A further concern for our society is that cults are diverting some of society’s best minds away from education and rational thought. Numerous individuals are being prevented from contributing to humankind’s welfare through science, medicine, teaching, ecology, and other careers. Instead, they are being lured into cults, where they may end up spending years contributing only to the power and comfort of the cult leader. They lose some of the most important years of their lives, and when they emerge they may be unable to use their former abilities and talents because they will be behind in so many ways.

            I am very fortunate that I have been able to go back to school and gain a profession compatible with my talents and interests. Still, I lost 26 years- as Singer says above, “some of the most important years of my life.”

            One of my deepest tragedies which I recount in my memoir,  The Prisoner of San Jose, was during a time when my mother was dying of cancer. At the time, I was homeless, trapped in Brooklyn and imprisoned in my convoluted thinking. I desperately longed for the ability to heal my mother using the ‘magical’ methods of AMORC. In my distorted way, I looked for a way to amplify my healing ability.

            Owing to AMORC’s rants against traditional churches, I began to try to separate myself completely- inwardly- from my affiliation with the Catholic Church. I began to consciously blame the Catholic Church for all my troubles, thinking this would please the Rosicrucian masters who might bestow on me the ability to heal my mother remotely. Eventually, I found out later that, for much of the time I was going through this desperate yearning to help my mother, she had already passed away and never got to see her little Pierre for the very last time.

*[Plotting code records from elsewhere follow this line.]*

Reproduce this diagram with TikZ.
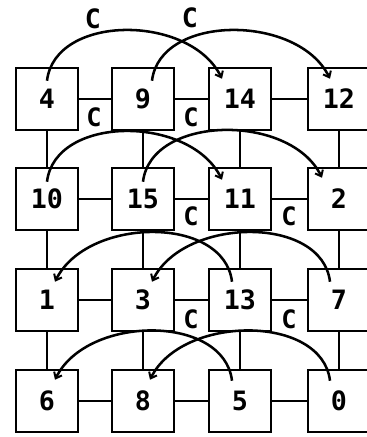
\documentclass[tikz,border=0pt]{standalone}
\usepackage{fontspec}
\setmonofont{DejaVu Sans Mono}
\usetikzlibrary{calc,arrows.meta}
\begin{document}
\begin{tikzpicture}[x=0.75pt,y=-0.75pt,
  cell/.style={draw,line width=1.9pt,minimum width=46.5pt,minimum height=46.5pt,inner sep=0pt,font=\ttfamily\bfseries\fontsize{20}{20}\selectfont},
  link/.style={line width=1.9pt},
  arc/.style={line width=1.9pt,-{Straight Barb[length=4pt,width=6.5pt,line width=1.5pt]}},
  lab/.style={inner sep=0pt,font=\ttfamily\bfseries\fontsize{20}{20}\selectfont},
  slab/.style={inner sep=0pt,font=\ttfamily\bfseries\fontsize{19}{19}\selectfont}]
\useasboundingbox (0,0) rectangle (367,437);
\clip (0,0) rectangle (367,437);
% boxes
\node[cell] (n4)  at (47,99)  {4};
\node[cell] (n9)  at (143,99) {9};
\node[cell] (n14) at (240,99) {14};
\node[cell] (n12) at (339,99) {12};
\node[cell] (n10) at (47,199)  {10};
\node[cell] (n15) at (143,199) {15};
\node[cell] (n11) at (240,199) {11};
\node[cell] (n2)  at (339,199) {2};
\node[cell] (n1)  at (47,300)  {1};
\node[cell] (n3)  at (143,300) {3};
\node[cell] (n13) at (240,300) {13};
\node[cell] (n7)  at (339,300) {7};
\node[cell] (n6)  at (47,401)  {6};
\node[cell] (n8)  at (143,401) {8};
\node[cell] (n5)  at (240,401) {5};
\node[cell] (n0)  at (339,401) {0};
% horizontal links
\foreach \a/\b in {n4/n9,n9/n14,n14/n12,n10/n15,n15/n11,n11/n2,n1/n3,n3/n13,n13/n7,n6/n8,n8/n5,n5/n0}
  \draw[link] (\a) -- (\b);
% vertical links
\foreach \a/\b in {n4/n10,n10/n1,n1/n6,n9/n15,n15/n3,n3/n8,n14/n11,n11/n13,n13/n5,n12/n2,n2/n7,n7/n0}
  \draw[link] (\a) -- (\b);
% row 1 arcs
\coordinate (t4) at ($(n4.north)+(0,14)$);
\coordinate (h14) at ($(n14.north)+(-18,12)$);
\coordinate (t9) at ($(n9.north)+(9,14)$);
\coordinate (h12) at ($(n12.north)+(-9,12)$);
\draw[arc] (t4) .. controls +(8,-67) and +(-32,-65) .. (h14);
\draw[arc] (t9) .. controls +(8,-67) and +(-32,-65) .. (h12);
% row 2 arcs
\coordinate (t10) at ($(n10.north)+(0,15)$);
\coordinate (h11) at ($(n11.north)+(-18,13)$);
\coordinate (t15) at ($(n15.north)+(0,15)$);
\coordinate (h2) at ($(n2.north)+(-17,11)$);
\draw[arc] (t10) .. controls +(8,-67) and +(-32,-65) .. (h11);
\draw[arc] (t15) .. controls +(8,-67) and +(-32,-65) .. (h2);
% row 3 arcs
\coordinate (t13) at ($(n13.north)+(-8,14)$);
\coordinate (h1) at ($(n1.north)+(8,14)$);
\coordinate (t7) at ($(n7.north)+(-9,14)$);
\coordinate (h3) at ($(n3.north)+(9,14)$);
\draw[arc] (t13) .. controls +(-8,-67) and +(32,-65) .. (h1);
\draw[arc] (t7) .. controls +(-8,-67) and +(32,-65) .. (h3);
% row 4 arcs
\coordinate (t5) at ($(n5.north)+(-8,12)$);
\coordinate (h6) at ($(n6.north)+(8,11)$);
\coordinate (t0) at ($(n0.north)+(-9,12)$);
\coordinate (h8) at ($(n8.north)+(7,11)$);
\draw[arc] (t5) .. controls +(-8,-67) and +(32,-65) .. (h6);
\draw[arc] (t0) .. controls +(-8,-67) and +(32,-65) .. (h8);
% labels
\node[lab] (c1) at (93,19) {C};
\node[lab] (c2) at (190,18) {C};
\node[slab] (c3) at (94,117) {C};
\node[slab] (c4) at (191,117) {C};
\node[slab] (c5) at (191,216) {C};
\node[slab] (c6) at (289,216) {C};
\node[slab] (c7) at (191,319) {C};
\node[slab] (c8) at (289,319) {C};
\end{tikzpicture}
\end{document}
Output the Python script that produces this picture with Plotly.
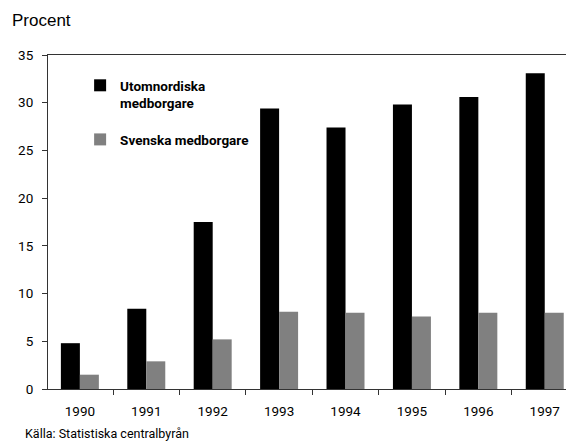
import plotly.graph_objects as go

years = ["1990", "1991", "1992", "1993", "1994", "1995", "1996", "1997"]
utomnordiska = [4.8, 8.4, 17.5, 29.4, 27.4, 29.8, 30.6, 33.1]
svenska = [1.5, 2.9, 5.2, 8.1, 8.0, 7.6, 8.0, 8.0]
y_ticks = [0, 5, 10, 15, 20, 25, 30, 35]

NARROW = "Roboto, Liberation Sans, sans-serif"

fig = go.Figure()
fig.add_trace(go.Bar(
    x=years, y=utomnordiska, name="<b>Utomnordiska<br>medborgare</b>",
    marker=dict(color="#000000", line=dict(width=0)),
    legendgroup="a",
))
fig.add_trace(go.Bar(
    x=years, y=svenska, name="<b>Svenska medborgare</b>",
    marker=dict(color="#808080", line=dict(width=0)),
    legendgroup="b",
))

fig.update_layout(
    width=567, height=441,
    margin=dict(l=48, r=1, t=55, b=51.5, pad=0, autoexpand=False),
    paper_bgcolor="white", plot_bgcolor="white",
    barmode="group", bargap=0.428, bargroupgap=0,
    font=dict(family=NARROW, size=13, color="#000000"),
    showlegend=True,
    legend=dict(
        x=0.062, y=0.955, xanchor="left", yanchor="top",
        bgcolor="rgba(0,0,0,0)", borderwidth=0,
        font=dict(family=NARROW, size=13.5, color="#000000"),
        traceorder="grouped", tracegroupgap=16, valign="top",
    ),
    xaxis=dict(
        type="category", range=[-0.48, 7.32],
        tickson="boundaries", ticks="outside", ticklen=5, tickwidth=1,
        tickcolor="#333333", showline=True, linecolor="#333333", linewidth=1,
        mirror=True, showgrid=False, zeroline=False,
        tickfont=dict(family=NARROW, size=13.5),
        ticklabelstandoff=10,
    ),
    xaxis2=dict(
        overlaying="x", anchor="y", range=[-0.48, 7.32],
        tickvals=[0.5, 1.5, 2.5, 3.5, 4.5, 5.5, 6.5],
        ticks="inside", ticklen=4, tickwidth=1, tickcolor="#333333",
        showticklabels=False, showline=False, showgrid=False, zeroline=False,
        side="bottom",
    ),
    yaxis=dict(
        range=[0, 35], tickvals=y_ticks, ticktext=[str(v) for v in y_ticks],
        ticks="outside", ticklen=5, tickwidth=1, tickcolor="#333333",
        showline=True, linecolor="#333333", linewidth=1,
        showgrid=False, zeroline=False,
        tickfont=dict(family=NARROW, size=13.5),
        ticklabelstandoff=6,
    ),
    annotations=[
        dict(text="Procent", xref="paper", yref="paper", x=-0.0734, y=1.1036,
             xanchor="left", yanchor="middle", showarrow=False,
             font=dict(family="Liberation Sans, Arial, sans-serif", size=17)),
        dict(text="Källa: Statistiska centralbyrån", xref="paper", yref="paper",
             x=-0.0488, y=-0.132, xanchor="left", yanchor="middle", showarrow=False,
             font=dict(family=NARROW, size=12.5)),
    ],
)

fig.write_html("out.html", config={"displayModeBar": False},
               post_script="document.body.style.margin='0';")
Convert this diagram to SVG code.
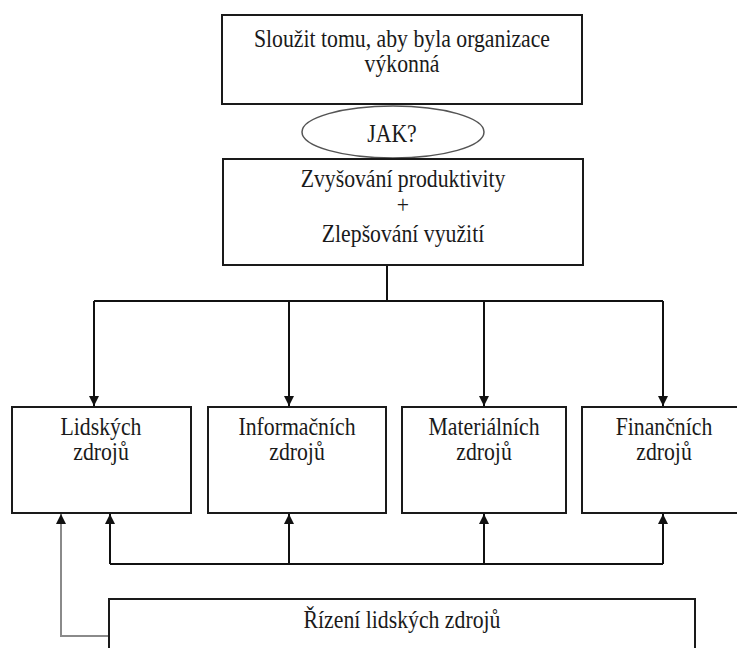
<svg xmlns="http://www.w3.org/2000/svg" width="737" height="648" viewBox="0 0 737 648">
<defs>
<style>
.box{fill:#fff;stroke:#1a1a1a;stroke-width:2}
.t{font-family:'Liberation Serif','Times New Roman',serif;font-size:25px;fill:#1a1a1a;text-anchor:middle}
.c{fill:none;stroke:#111;stroke-width:2}
.g{fill:none;stroke:#8a8a8a;stroke-width:2}
</style>
<marker id="ah" viewBox="0 0 10 10" refX="10" refY="5" markerWidth="10" markerHeight="10" markerUnits="userSpaceOnUse" orient="auto">
<path d="M0,0 L10,5 L0,10 Z" fill="#111"/>
</marker>
</defs>
<rect width="737" height="648" fill="#fff"/>
<g id="connectors">
<path class="c" d="M387,265 V301"/>
<path class="c" d="M94,301 H663"/>
<path class="c" d="M94,301 V406" marker-end="url(#ah)"/>
<path class="c" d="M289,301 V406" marker-end="url(#ah)"/>
<path class="c" d="M484,301 V406" marker-end="url(#ah)"/>
<path class="c" d="M663,301 V406" marker-end="url(#ah)"/>
<path class="c" d="M110,564 H663"/>
<path class="c" d="M110,564 V514" marker-end="url(#ah)"/>
<path class="c" d="M289,564 V514" marker-end="url(#ah)"/>
<path class="c" d="M484,564 V514" marker-end="url(#ah)"/>
<path class="c" d="M663,564 V514" marker-end="url(#ah)"/>
<path class="g" d="M109,636 H61 V514" marker-end="url(#ah)"/>
</g>
<g id="goal">
<rect class="box" x="222" y="15" width="360" height="89"/>
<text class="t" transform="matrix(0.87 0 0 1 402 47)">Sloužit tomu, aby byla organizace</text>
<text class="t" transform="matrix(0.87 0 0 1 402 72)">výkonná</text>
</g>
<g id="how">
<ellipse cx="393" cy="132" rx="91" ry="26" fill="#fff" stroke="#555" stroke-width="1.5"/>
<text class="t" transform="matrix(0.87 0 0 1 392 142)">JAK?</text>
</g>
<g id="means">
<rect class="box" x="223" y="159" width="360" height="106"/>
<text class="t" transform="matrix(0.87 0 0 1 403 187)">Zvyšování produktivity</text>
<text class="t" transform="matrix(0.87 0 0 1 403 213)">+</text>
<text class="t" transform="matrix(0.87 0 0 1 403 242)">Zlepšování využití</text>
</g>
<g id="lidske">
<rect class="box" x="12" y="407" width="179" height="106"/>
<text class="t" transform="matrix(0.87 0 0 1 101 435)">Lidských</text>
<text class="t" transform="matrix(0.87 0 0 1 101 460)">zdrojů</text>
</g>
<g id="informacni">
<rect class="box" x="208" y="407" width="178" height="106"/>
<text class="t" transform="matrix(0.87 0 0 1 297 435)">Informačních</text>
<text class="t" transform="matrix(0.87 0 0 1 297 460)">zdrojů</text>
</g>
<g id="materialni">
<rect class="box" x="402" y="407" width="164" height="106"/>
<text class="t" transform="matrix(0.87 0 0 1 484 435)">Materiálních</text>
<text class="t" transform="matrix(0.87 0 0 1 484 460)">zdrojů</text>
</g>
<g id="financni">
<rect class="box" x="582" y="407" width="166" height="106"/>
<text class="t" transform="matrix(0.87 0 0 1 664 435)">Finančních</text>
<text class="t" transform="matrix(0.87 0 0 1 664 460)">zdrojů</text>
</g>
<g id="rizeni">
<rect class="box" x="109" y="599" width="586" height="60"/>
<text class="t" transform="matrix(0.87 0 0 1 402 628)">Řízení lidských zdrojů</text>
</g>
</svg>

            Please understand, cultish thinking on my part put me in a position that I thought that magical thinking would somehow drop opportunity on my head when I came to America. I believed this opportunity would be funneled out of the egregor with the grace of my Rosicrucian masters to whom I paid homage by executing 24 hours a day my robust inventory of Rosicrucian tasks. Because of this contorted way thinking, I could not support my mother and siblings as I did in the past and could not visit my mother at a time of her greatest needs.
            So when Singer speaks about harming someone by taking away their chance at a profession, separating them from their families and harming society from keeping them from doing useful work, I know, first hand, she is right.             AMORC cannot necessarily be accused of being a violent cult in the physical sense but, in the personal and psychological sense, it is very violent and disruptive. And, consequently, for people who care about their rationality, inner unity and freedom, AMORC is extremely dangerous.
            That is why I continue  my work- to inform people about AMORC and the cult problem, in general.